Legislation | November 03, 2020 | by Linda Couch

Two online databases of COVID-19-related state- and local-rental assistance programs may help: 1) aging services providers to help renters (and, often, homeowners) retain stable housing, and 2) help affordable senior housing owners receive relief for rental income shortfall experienced as renters declare eligibility for the CDC’s eviction moratorium for nonpayment of rent.

Two online databases of COVID-19-related state- and local-rental assistance programs may help: 1) aging services providers to help renters (and, often, homeowners) retain stable housing, and 2) help affordable senior housing owners receive relief for rental income shortfall experienced as renters declare eligibility for the CDC’s eviction moratorium for nonpayment of rent.

The CDC’s eviction moratorium for nonpayment of rent is in effect through December 31. Any renters who declare eligibility for the moratorium, by signing an eviction moratorium declaration (the one provided by the CDC or others), will be liable for any unpaid rent or penalty fees accumulated during the moratorium. These arrearages will no doubt take their toll on tenants come January 1, when they start to come due.
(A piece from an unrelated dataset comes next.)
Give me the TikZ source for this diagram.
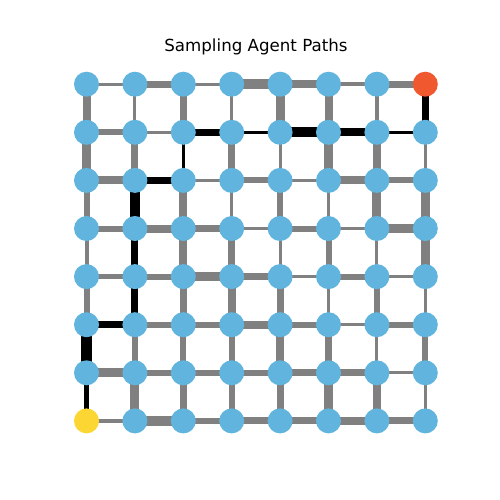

Landlords are also feeling the pain, having not received rent payments from tenants who’ve declared themselves eligible for the moratorium and stopped paying rent.

State and local governments, using mostly funds derived from March’s CARES Act, have set up a multitude of housing assistance programs. Some are for renters, some are for homeowners, some are for landlords, and some are for a combination of these.

A database of state and local rental assistance programs, compiled by the National Housing Law Project and the National Low Income Housing Coalition, is here.

Another, from the National Council of State Housing Agencies, is here.

LeadingAge is urging Congress, as part of any next COVID-19 relief package, to include rental assistance to help renters, owners, and landlords survive the pandemic’s impact.